F-stop is a ratio of the focal length relative to the lens aperture.
Consider an 18-55 mm f/3.5-5.6 kit lens.
At 18 mm and f/3.5 the diameter of the lens aperture is - 18/3.5 = 5.14 mm wide
At 55 mm and f/5.6 the diameter of the lens aperture is - 55/5.6 = 9.82 mm wide.
With the lens set to f/3.5 at 18 mm, the f-stop is not changed, and the lens is zoomed from 18 mm to 55 mm, the lens aperture actually gets larger.
This can be confusing, possibly because of the lack of distinction between the physical lens opening and the entrance pupil. The f-number (which is a defined term) is calculated from the diameter of the entrance pupil, not the diameter of the physical opening. The entrance pupil is the image of the physical opening as seen from the front of the lens. Because it is an image, its magnification can change as the front lens elements move during zooming, thus the size of the entrance pupil can change even though the physical aperture remains the same. This effect happens with both variable aperture and constant aperture zooms. It may be combined with some change in the physical aperture.

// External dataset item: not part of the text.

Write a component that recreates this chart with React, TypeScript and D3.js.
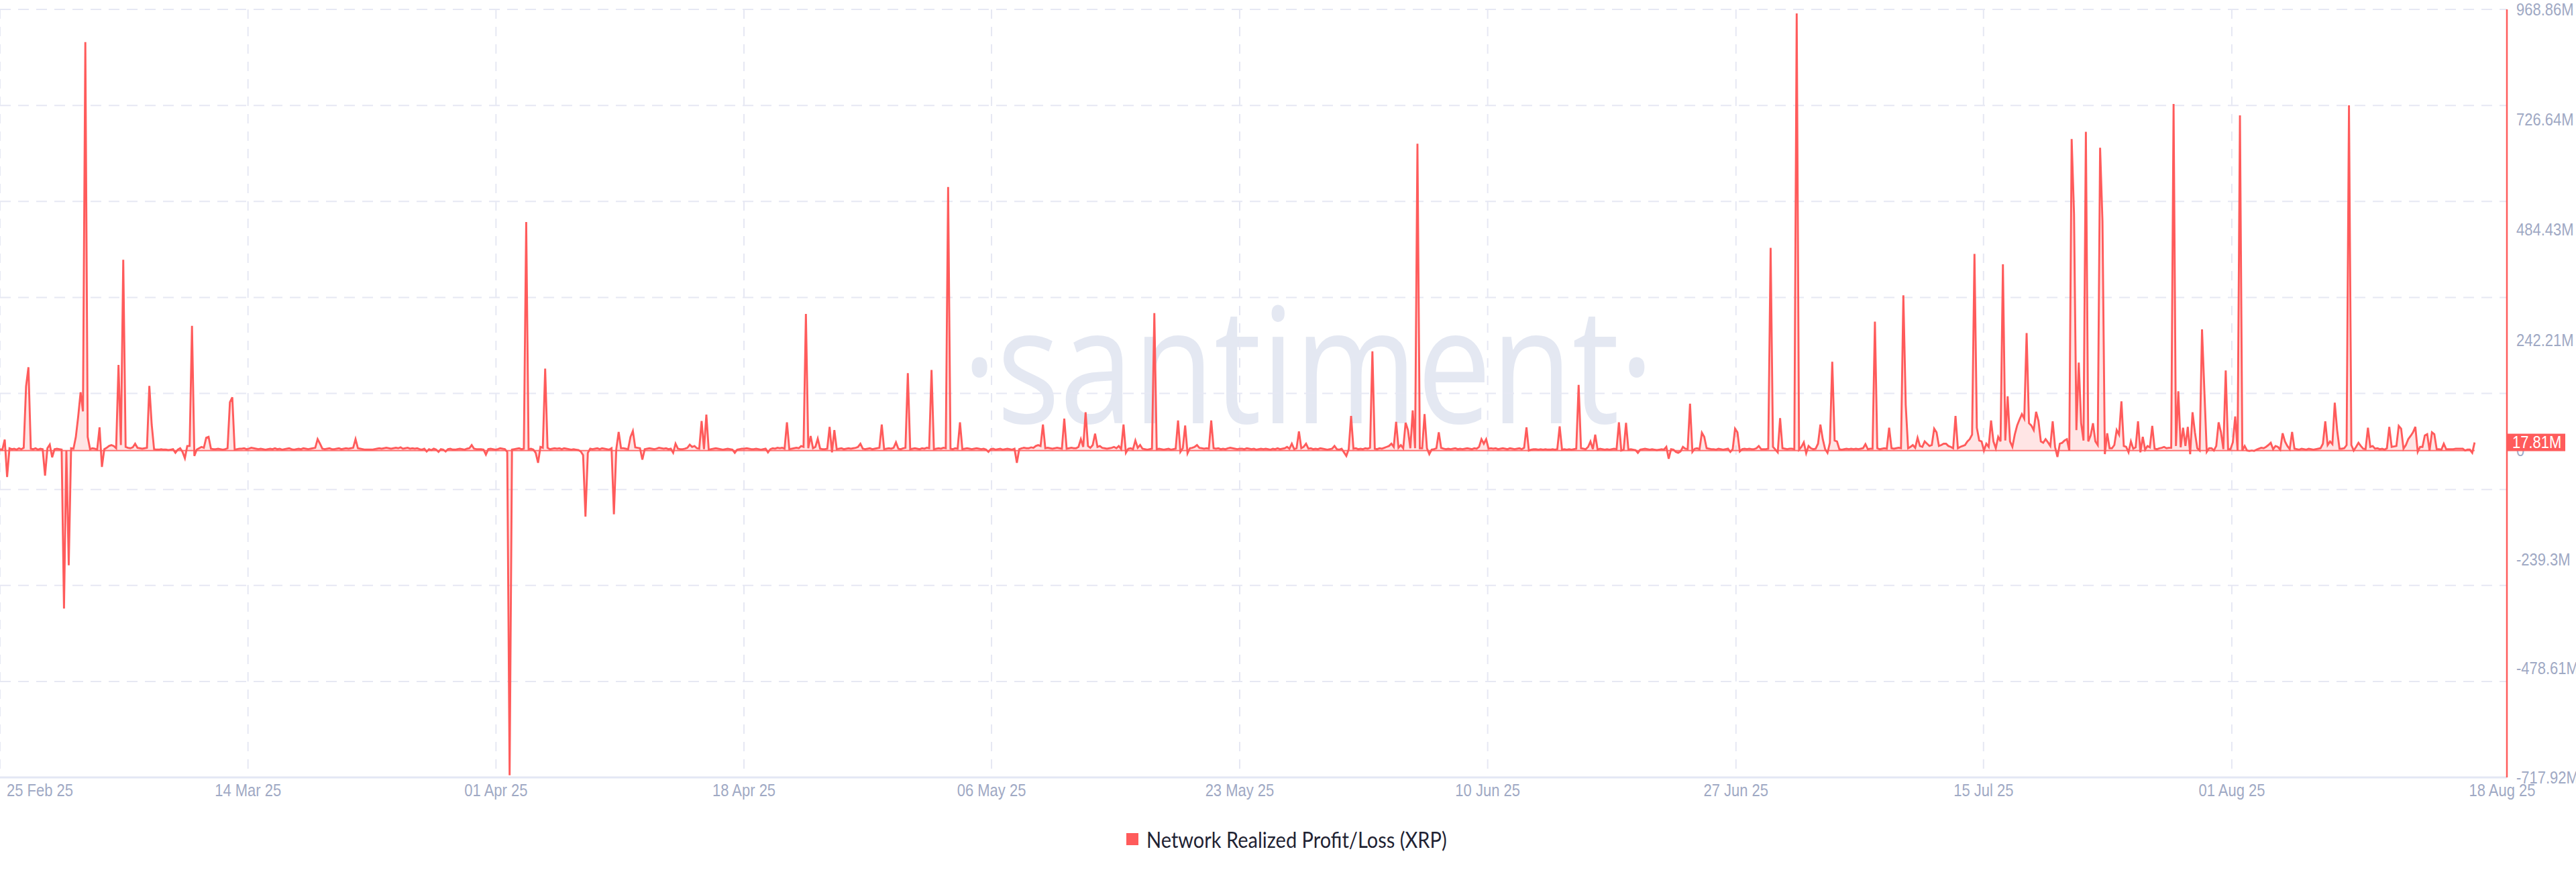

The Angenieux adapters were for video/film zoom lenses - ie things that cost tens of thousands of dollars. Even though I had a few Angenieux zooms I decided they weren't for me, and I don't think they were widely used.
The Metabones website does mention other lens mounts and other camera mounts. The m4/3 version has different optics from the E-mount version. Brian Caldwell has optimized the optics for the different formats.